En su biografía sobre Magallanes, Stefan Zweig señaló con asombro que viajar en el tiempo de los grandes descubrimientos era casi una aventura al centro de la nada. El prolífico escritor austriaco se suicidó en 1942, cuando ya los viajes eran seguros gracias a la tecnología del transporte y al desarrollo de los medios de comunicación. Pero antes, hace 500 años, emprender un recorrido por el mundo era renunciar a la familia y al terruño porque luego de la partida se anulaba toda comunicación, y sólo el regreso confirmaba el éxito de los periplos.

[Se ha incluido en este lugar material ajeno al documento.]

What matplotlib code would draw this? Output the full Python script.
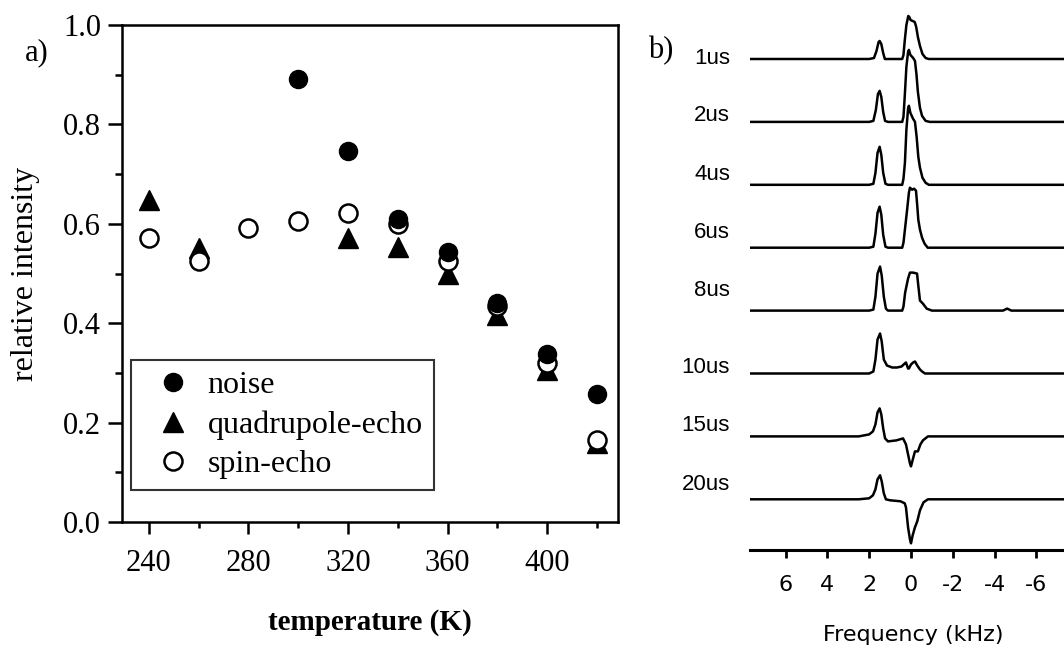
import numpy as np
import matplotlib
matplotlib.use("Agg")
import matplotlib.pyplot as plt
import matplotlib.ticker as mtick
from matplotlib.lines import Line2D

plt.rcParams["axes.unicode_minus"] = False

# --- panel a: relative intensity vs temperature ---
temp_noise = [300, 320, 340, 360, 380, 400, 420]
val_noise = [0.892, 0.747, 0.610, 0.543, 0.440, 0.338, 0.258]

temp_quad = [240, 260, 320, 340, 360, 380, 400, 420]
val_quad = [0.647, 0.552, 0.571, 0.554, 0.500, 0.417, 0.305, 0.158]

temp_spin = [240, 260, 280, 300, 320, 340, 360, 380, 400, 420]
val_spin = [0.571, 0.525, 0.591, 0.606, 0.622, 0.600, 0.525, 0.435, 0.320, 0.165]

legend_labels = ["noise", "quadrupole-echo", "spin-echo"]

# --- panel b: spectra (frequency kHz, amplitude) ---
trace_labels = ["1us", "2us", "4us", "6us", "8us", "10us", "15us", "20us"]

spec_1us = [(7.7, 0), (2.0, 0), (1.77, 1), (1.65, 8), (1.55, 17), (1.5, 18), (1.42, 15),
            (1.33, 6), (1.25, 0), (0.42, 0), (0.36, 4), (0.3, 18), (0.22, 34), (0.13, 43),
            (0.08, 42), (0.02, 39), (-0.08, 38), (-0.18, 37), (-0.25, 32), (-0.33, 22),
            (-0.43, 13), (-0.55, 5), (-0.7, 1), (-0.85, 0), (-8.5, 0)]
spec_2us = [(7.7, 0), (2.0, 0), (1.8, 1), (1.68, 12), (1.58, 28), (1.5, 31), (1.42, 25),
            (1.33, 10), (1.24, 1), (1.1, 0), (0.42, 0), (0.36, 5), (0.3, 25), (0.22, 55),
            (0.14, 70), (0.1, 72), (0.03, 67), (-0.1, 64), (-0.19, 61), (-0.26, 48),
            (-0.33, 30), (-0.43, 14), (-0.53, 6), (-0.7, 1), (-0.9, 0), (-8.5, 0)]
spec_4us = [(7.7, 0), (2.0, 0), (1.8, 1), (1.7, 12), (1.6, 32), (1.5, 38), (1.42, 30),
            (1.33, 12), (1.22, 1), (1.1, 0), (0.42, 0), (0.36, 6), (0.29, 22), (0.22, 55),
            (0.14, 76), (0.1, 79), (0.03, 72), (-0.1, 66), (-0.19, 63), (-0.27, 48),
            (-0.35, 28), (-0.43, 17), (-0.55, 7), (-0.7, 2), (-0.85, 0), (-8.5, 0)]
spec_6us = [(7.7, 0), (2.0, 0), (1.8, 1), (1.7, 14), (1.6, 35), (1.5, 41), (1.42, 33),
            (1.33, 13), (1.22, 1), (1.1, 0), (0.42, 0), (0.36, 5), (0.28, 20), (0.19, 37),
            (0.1, 55), (0.05, 60), (-0.05, 58), (-0.15, 59), (-0.24, 57), (-0.3, 42),
            (-0.35, 28), (-0.43, 18), (-0.53, 10), (-0.65, 4), (-0.8, 0), (-8.5, 0)]
spec_8us = [(7.7, 0), (2.0, 0), (1.8, 1), (1.7, 14), (1.6, 37), (1.48, 44), (1.4, 35),
            (1.3, 14), (1.2, 2), (1.1, 0), (0.42, 0), (0.36, 4), (0.28, 18), (0.14, 32),
            (0.05, 38), (-0.1, 38), (-0.29, 37), (-0.35, 25), (-0.43, 10), (-0.57, 7),
            (-0.75, 2), (-1.0, 0), (-4.4, 0), (-4.6, 2), (-4.8, 0), (-8.5, 0)]
spec_10us = [(7.7, 0), (2.0, 0), (1.8, 2), (1.7, 14), (1.6, 34), (1.48, 40), (1.4, 32),
             (1.3, 14), (1.15, 8), (0.9, 6), (0.67, 6), (0.45, 7), (0.3, 10), (0.24, 11),
             (0.14, 5), (0.1, 5), (0.0, 9), (-0.1, 11), (-0.19, 12), (-0.3, 8),
             (-0.43, 4), (-0.53, 2), (-0.67, 0), (-8.5, 0)]
spec_15us = [(7.7, 0), (2.5, 0), (2.0, 2), (1.82, 5), (1.7, 12), (1.6, 24), (1.5, 28),
             (1.42, 22), (1.33, 8), (1.24, -2), (1.1, -5), (0.7, -4), (0.38, -2),
             (0.24, -8), (0.14, -18), (0.05, -27), (0.0, -30), (-0.1, -22), (-0.19, -15),
             (-0.33, -15), (-0.45, -8), (-0.57, -4), (-0.81, 0), (-8.5, 0)]
spec_20us = [(7.7, 0), (2.5, 0), (2.0, 1), (1.82, 4), (1.7, 10), (1.6, 20), (1.48, 24),
             (1.4, 18), (1.3, 6), (1.2, 0), (1.0, -1), (0.5, -2), (0.3, -4), (0.24, -8),
             (0.14, -28), (0.05, -40), (0.0, -44), (-0.08, -36), (-0.19, -28),
             (-0.3, -22), (-0.43, -11), (-0.6, -3), (-0.81, 0), (-8.5, 0)]

spectra = [spec_1us, spec_2us, spec_4us, spec_6us, spec_8us, spec_10us, spec_15us, spec_20us]
freq_ticks = [6, 4, 2, 0, -2, -4, -6]

serif = "Liberation Serif"
fig = plt.figure(figsize=(10.64, 6.47), dpi=100)

# ---------------- panel a ----------------
ax = fig.add_axes([122 / 1064, 125 / 647, 496 / 1064, 497 / 647])
ax.plot(temp_quad, val_quad, linestyle="none", marker="^", markersize=14,
        color="black", zorder=3)
ax.plot(temp_spin, val_spin, linestyle="none", marker="o", markersize=13,
        markerfacecolor="white", markeredgecolor="black", markeredgewidth=1.8, zorder=4)
ax.plot(temp_noise, val_noise, linestyle="none", marker="o", markersize=13,
        color="black", zorder=5)

ax.set_xlim(229.2, 428.4)
ax.set_ylim(0, 1.0)
ax.set_xticks([240, 280, 320, 360, 400])
ax.set_xticks([260, 300, 340, 380, 420], minor=True)
ax.set_yticks([0.0, 0.2, 0.4, 0.6, 0.8, 1.0])
ax.set_yticks([0.1, 0.3, 0.5, 0.7, 0.9], minor=True)
ax.yaxis.set_major_formatter(mtick.FormatStrFormatter("%.1f"))
ax.tick_params(axis="both", which="both", direction="out", width=1.8, colors="black")
ax.tick_params(axis="y", which="major", length=10, pad=5)
ax.tick_params(axis="y", which="minor", length=5)
ax.tick_params(axis="x", which="major", length=8.6, pad=11)
ax.tick_params(axis="x", which="minor", length=4.3)
for lab in ax.get_xticklabels() + ax.get_yticklabels():
    lab.set_fontfamily(serif)
    lab.set_fontsize(22)
for sp in ax.spines.values():
    sp.set_linewidth(1.8)

ax.set_xlabel("temperature (K)", fontfamily=serif, fontsize=21, fontweight="bold",
              labelpad=22)
ax.set_ylabel("relative intensity", fontfamily=serif, fontsize=23, labelpad=17)

handles = [
    Line2D([], [], linestyle="none", marker="o", markersize=13, color="black"),
    Line2D([], [], linestyle="none", marker="^", markersize=14, color="black"),
    Line2D([], [], linestyle="none", marker="o", markersize=13, markerfacecolor="white",
           markeredgecolor="black", markeredgewidth=1.8),
]
leg = ax.legend(handles, legend_labels, loc="lower left", bbox_to_anchor=(0.018, 0.064),
                prop={"family": serif, "size": 23}, frameon=True, fancybox=False,
                edgecolor="black", borderpad=0.35, handletextpad=0.1, labelspacing=0.31,
                handlelength=1.95, borderaxespad=0)
leg.get_frame().set_linewidth(1.5)

fig.text(25 / 1064, 1 - 53 / 647, "a)", fontfamily=serif, fontsize=22, va="center")

# ---------------- panel b ----------------
ax2 = fig.add_axes([750 / 1064, 97 / 647, 338.7 / 1064, 540 / 647])
base0 = 491
step = 62.9
label_dy = [1, 6, 10, 15, 20, 6, 11, 15]
for i, spec in enumerate(spectra):
    f = np.array([p[0] for p in spec])
    a = np.array([p[1] for p in spec])
    base = base0 - i * step
    ax2.plot(f, a + base, color="black", linewidth=1.8, solid_joinstyle="round")
    ax2.text(8.66, base + label_dy[i], trace_labels[i], ha="right", va="center",
             fontfamily="Liberation Sans", fontsize=16, clip_on=False)

ax2.set_xlim(7.7, -8.5)
ax2.set_ylim(0, 540)
ax2.set_xticks(freq_ticks)
ax2.set_xticklabels([str(t) for t in freq_ticks])
ax2.set_yticks([])
for name in ["top", "right", "left"]:
    ax2.spines[name].set_visible(False)
ax2.spines["bottom"].set_linewidth(2.2)
ax2.tick_params(axis="x", direction="out", length=6, width=2, pad=12, labelsize=16)
for lab in ax2.get_xticklabels():
    lab.set_fontfamily("DejaVu Sans")
ax2.patch.set_alpha(0)

fig.text(648 / 1064, 1 - 51 / 647, "b)", fontfamily=serif, fontsize=22, va="center")
fig.text(913 / 1064, 1 - 635 / 647, "Frequency (kHz)", fontfamily="DejaVu Sans",
         fontsize=16, ha="center", va="center")

fig.savefig("out.png", dpi=100)
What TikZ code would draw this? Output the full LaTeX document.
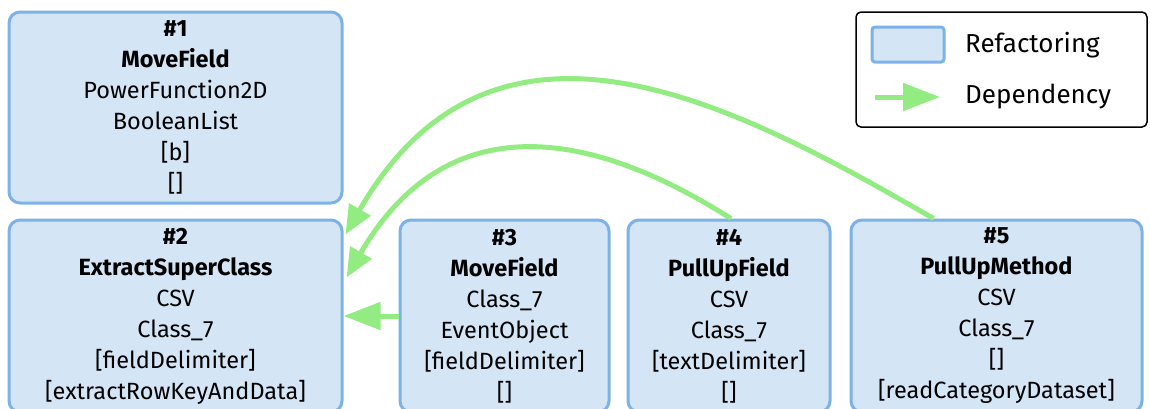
\documentclass[tikz,border=0pt]{standalone}
\usepackage{fontspec}
\setmainfont{Fira Sans}
\usetikzlibrary{arrows.meta,positioning}

\definecolor{reffill}{RGB}{212,229,246}
\definecolor{refline}{RGB}{124,178,232}
\definecolor{depgreen}{RGB}{146,236,130}

\tikzset{
  refbox/.style={draw=refline, fill=reffill, line width=3pt, rounded corners=11pt,
    align=center, inner sep=2pt, font=\fontsize{23.5}{31}\selectfont},
  legtext/.style={anchor=west, inner sep=0pt, font=\fontsize{26}{31}\selectfont},
  dep/.style={draw=depgreen, line width=5pt, -{Triangle[length=37pt,width=27pt]}},
  depcurve/.style={dep, -{Triangle[length=29pt,width=24pt]}},
}

\begin{document}
\begin{tikzpicture}[x=1pt,y=-1pt]
  \useasboundingbox (0,0) rectangle (1150,408);

  % refactorings
  \node [refbox, minimum width=333pt, minimum height=191pt] (b1) at (175.5,107.5)
    {\textbf{\#1}\\\textbf{MoveField}\\PowerFunction2D\\BooleanList\\{[b]}\\{[]}};
  \node [refbox, minimum width=333pt, minimum height=192pt] (b2) at (175.5,316)
    {\textbf{\#2}\\\textbf{ExtractSuperClass}\\CSV\\Class\_7\\{[fieldDelimiter]}\\{[extractRowKeyAndData]}};
  \node [refbox, minimum width=209pt, minimum height=192pt] (b3) at (504.5,316)
    {\textbf{\#3}\\\textbf{MoveField}\\Class\_7\\EventObject\\{[fieldDelimiter]}\\{[]}};
  \node [refbox, minimum width=202pt, minimum height=192pt] (b4) at (729,316)
    {\textbf{\#4}\\\textbf{PullUpField}\\CSV\\Class\_7\\{[textDelimiter]}\\{[]}};
  \node [refbox, minimum width=291pt, minimum height=192pt] (b5) at (996.5,316)
    {\textbf{\#5}\\\textbf{PullUpMethod}\\CSV\\Class\_7\\{[]}\\{[readCategoryDataset]}};

  % dependencies
  \draw [dep] (b3.west) -- (b2.east);
  \draw [depcurve] ([xshift=2pt]b4.north) .. controls +(-72,-45) and +(123,-212) .. ([xshift=3pt,yshift=-59pt]b2.north east);
  \draw [depcurve] ([xshift=-63pt]b5.north) .. controls +(-199,-115) and +(149,-259) .. ([xshift=2pt,yshift=-16pt]b2.north east);

  % legend
  \node [draw=black, line width=1.5pt, rounded corners=5pt, minimum width=291pt, minimum height=115pt] (legend) at (1001.5,69.5) {};
  \node [draw=refline, fill=reffill, line width=3pt, rounded corners=3pt, minimum width=72pt, minimum height=35pt] (swatch) at (908,44.5) {};
  \node [legtext] (lgref) at (965,45) {Refactoring};
  \coordinate (lgA) at (875,97);
  \coordinate (lgB) at (940,97);
  \draw [dep] (lgA) -- (lgB);
  \node [legtext] (lgdep) at (965,97) {Dependency};
\end{tikzpicture}
\end{document}
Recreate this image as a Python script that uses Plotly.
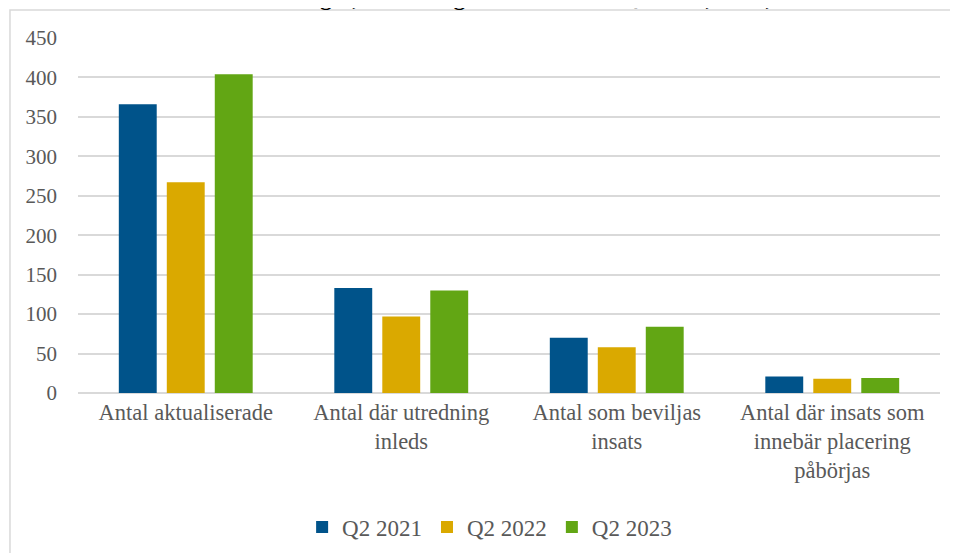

Viajar es hoy, como nunca, una aventura poco aventurada, pues en general, gracias al celular, no nos desprendemos ni un momento de quienes nos ven partir.
Cuando estuve en la secundaria y la prepa, incluso en la carrera —periodos de supuesta rebeldía—, no recuerdo a nadie con el apetito de quemar sus naves y largarse a ver qué sucedía más allá de los cerros pelones laguneros. El mundo era esto y lo que nos comunicaban la televisión, los periódicos y el cine, el inglés lo farfullaba una inmensa minoría de la población y casi todos aceptábamos, sin tragedia mediante, nuestro destino de seres atornillados a lugar que nos había visto nacer.
Ahora, sobrados de apetitos y confianza, los jóvenes quieren viajar, conocer, irse temporal o definitivamente del pedazo de mundo que les cupo en suerte como cuna. Es lógico. Llegados a la vida con un celular (y no una torta) bajo el brazo, se les despierta el apetito de lo lejano, hacen “amigos” en las redes y se entrenan en el conocimiento de aplicaciones para hoteles y transportes, además de que la mayoría no teme al inglés, lengua del turismo actual.
Apenas una o dos generaciones antes, como digo, no era tan así. Hace poco recordé en un texto que en la secundaria realicé un “viaje de estudios” desde Ciudad Lerdo a Veracruz. Entre otros detalles, en la crónica mencioné que nuestros padres nos despidieron en la puerta del camión y no supieron de nosotros sino hasta una semana después, cuando volvimos.
Quiero suponer que el profe Gámez, quien nos llevó, llamaba al teléfono fijo de la dirección escolar y a ese mismo teléfono llamaban nuestros familiares para saber cómo y dónde estábamos, pero no estoy seguro. Más bien creo, al menos en mi caso concreto, que entre mis padres y yo se abrió un paréntesis lleno de silencio mientras duró el viaje, y sólo respiraron tranquilos cuando me vieron entrar de nuevo a casa luego de “descubrir” el mundo.